__AIM__: Using the material below, print a verbatim copy of every line from the one containing "Reproduce this chart with Plotly." through the one containing "import plotly.graph_objects as go", inclusive, and omit the pictures.

__DATASET ENTRIES__:
↓↓↓
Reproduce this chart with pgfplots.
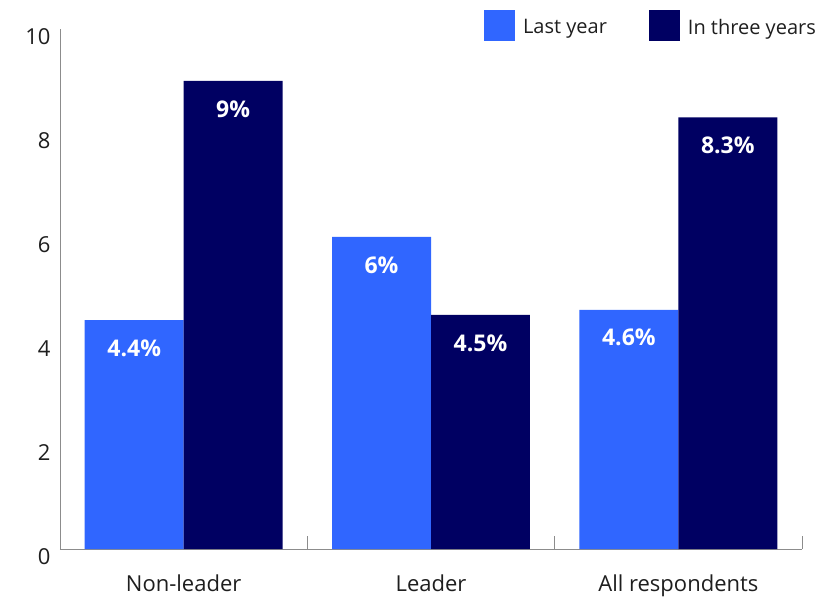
\documentclass[border=0pt]{standalone}
\usepackage{pgfplots}
\pgfplotsset{compat=1.18}
\usepackage{fontspec}
\setmainfont{Open Sans}
\definecolor{lightbar}{HTML}{3066FF}
\definecolor{darkbar}{HTML}{000062}
\definecolor{axgray}{HTML}{8C8C8C}
\definecolor{txt}{HTML}{1E1E1E}
\pgfplotsset{
  sq legend/.style={legend image code/.code={\fill[##1] (0bp,-14bp) rectangle (31bp,17bp);}},
}
\begin{document}
\begin{tikzpicture}[font=\fontsize{20bp}{24bp}\selectfont]
\begin{axis}[
    name=ax,
    scale only axis, width=742bp, height=520bp,
    xmin=-0.5, xmax=2.5, ymin=0, ymax=10,
    ybar=0pt, bar width=0.4,
    axis x line*=bottom, axis y line*=left,
    axis line style={axgray, line width=0.8bp},
    xtick={0,1,2}, xticklabels={Non-leader, Leader, All respondents},
    minor xtick={-0.5,0.5,1.5,2.5},
    ytick={0,2,4,6,8,10},
    major tick length=0bp, minor tick length=13bp,
    xtick align=inside,
    minor tick style={axgray, line width=0.8bp},
    tick label style={text=txt, font=\fontsize{22bp}{26bp}\selectfont},
    /pgf/number format/assume math mode=true,
    xticklabel style={inner sep=0pt, yshift=-26bp},
    yticklabel style={xshift=-6bp, yshift=-8bp},
    legend style={at={(1.0216,1.0365)}, anchor=north east, draw=none, fill=none,
      inner sep=0pt, text=txt, column sep=6bp,
      /tikz/every even column/.append style={column sep=40bp}},
    legend columns=2,
    nodes near coords={\pgfmathprintnumber[assume math mode=true]{\pgfplotspointmeta}\%},
    every node near coord/.append style={white, font=\bfseries\fontsize{23bp}{27bp}\selectfont,
      anchor=center, yshift=-28bp},
  ]
  \addplot[draw=none, fill=lightbar, sq legend] coordinates {(0,4.4) (1,6) (2,4.6)};
  \addplot[draw=none, fill=darkbar, sq legend] coordinates {(0,9) (1,4.5) (2,8.3)};
  \legend{Last year, In three years}
\end{axis}
\pgfresetboundingbox
\path[use as bounding box] ([shift={(-60bp,-50bp)}]ax.south west) rectangle ([shift={(24bp,29bp)}]ax.north east);
\end{tikzpicture}
\end{document}
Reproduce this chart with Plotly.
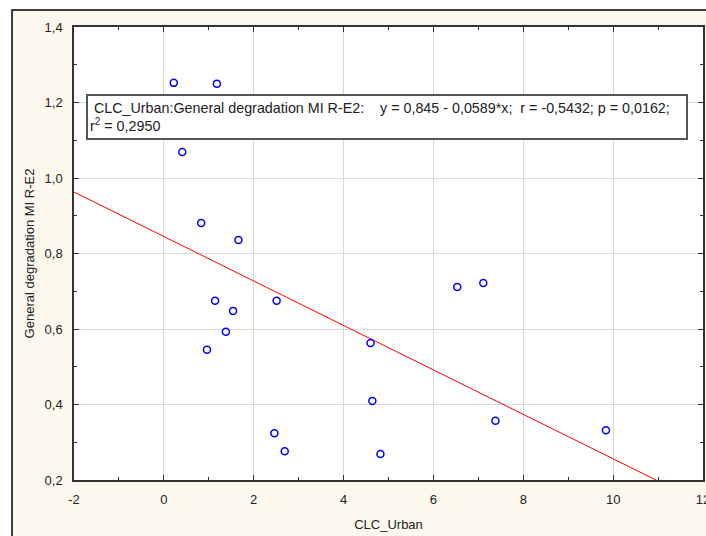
import numpy as np
import plotly.graph_objects as go

# data
x_urban = [0.22, 1.18, 0.41, 0.83, 1.66, 1.14, 1.54, 1.38, 0.96, 2.51,
           2.46, 2.69, 4.60, 4.64, 4.82, 6.53, 7.11, 7.38, 9.84]
y_degr = [1.252, 1.250, 1.069, 0.881, 0.836, 0.675, 0.648, 0.593, 0.545, 0.675,
          0.324, 0.276, 0.563, 0.409, 0.269, 0.711, 0.722, 0.357, 0.332]
intercept = 0.845
slope = -0.0589
x_tickvals = [-2, 0, 2, 4, 6, 8, 10, 12]
x_ticktext = ["-2", "0", "2", "4", "6", "8", "10", "12"]
stats_text = ("\u00a0CLC_Urban:General degradation MI R-E2:\u00a0\u00a0\u00a0\u00a0y = 0,845 - 0,0589*x;"
              "\u00a0\u00a0r = -0,5432; p = 0,0162;<br>r<sup>2</sup> = 0,2950")

FONT = "Arial, Liberation Sans, sans-serif"

fig = go.Figure()

# regression line
xl = np.array([x_tickvals[0], x_tickvals[-1]], dtype=float)
fig.add_trace(go.Scatter(x=xl, y=intercept + slope * xl, mode="lines",
                         line=dict(color="#FF0000", width=1), hoverinfo="skip"))
# points
fig.add_trace(go.Scatter(x=x_urban, y=y_degr, mode="markers",
                         marker=dict(symbol="circle-open", size=7, color="#0000FF",
                                     line=dict(width=1.5, color="#0000FF"))))

axis_common = dict(
    showline=True, linecolor="#333333", linewidth=1.5, mirror="ticks",
    ticks="inside", ticklen=5, tickcolor="#333333",
    showgrid=True, gridcolor="#DADADA", gridwidth=1, zeroline=False,
    tickfont=dict(family=FONT, size=13, color="#222222"),
    ticklabelstandoff=7, ticklabeloverflow="allow", automargin=False,
)

fig.update_xaxes(range=[-2, 12], tickvals=x_tickvals, ticktext=x_ticktext,
                 minor=dict(ticks="inside", dtick=1, ticklen=3, tickcolor="#333333", showgrid=False),
                 title=dict(text="CLC_Urban", font=dict(family=FONT, size=13, color="#222222"), standoff=14),
                 **axis_common)
fig.update_yaxes(range=[0.2, 1.4], dtick=0.2, tick0=0.2, tickformat=".1f",
                 minor=dict(ticks="inside", dtick=0.1, ticklen=3, tickcolor="#333333", showgrid=False),
                 title=dict(text="General degradation MI R-E2", font=dict(family=FONT, size=13, color="#222222"), standoff=7),
                 **axis_common)

fig.add_annotation(xref="paper", yref="paper", x=0.019, y=0.853,
                   xanchor="left", yanchor="top", align="left",
                   text=stats_text, showarrow=False,
                   font=dict(family=FONT, size=14.3, color="#222222"),
                   bgcolor="white", bordercolor="#555555", borderwidth=2, borderpad=2,
                   width=594, height=38)

# cream outer panel with black border, then white plot area
fig.add_shape(type="rect", xref="paper", yref="paper", x0=-0.0985, x1=1.2, y0=-0.5, y1=1.0375,
              fillcolor="#FDF8EE", line=dict(color="black", width=1.5), layer="below")
fig.add_shape(type="rect", xref="paper", yref="paper", x0=0, x1=1, y0=0, y1=1,
              fillcolor="white", line=dict(width=0), layer="below")

fig.update_layout(
    width=706, height=536,
    margin=dict(l=74, r=3, t=27, b=56, autoexpand=False),
    paper_bgcolor="white", plot_bgcolor="white",
    separators=", ",
    showlegend=False,
    font=dict(family=FONT, size=13, color="#222222"),
)

# the page body has a default 8px margin; drop it so the figure sits at 0,0
fig.write_html("out.html", config={"displayModeBar": False},
               post_script="document.body.style.margin='0';document.body.style.overflow='hidden';")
↑↑↑
__EXERCISE RESULT__:
Reproduce this chart with Plotly.
import numpy as np
import plotly.graph_objects as go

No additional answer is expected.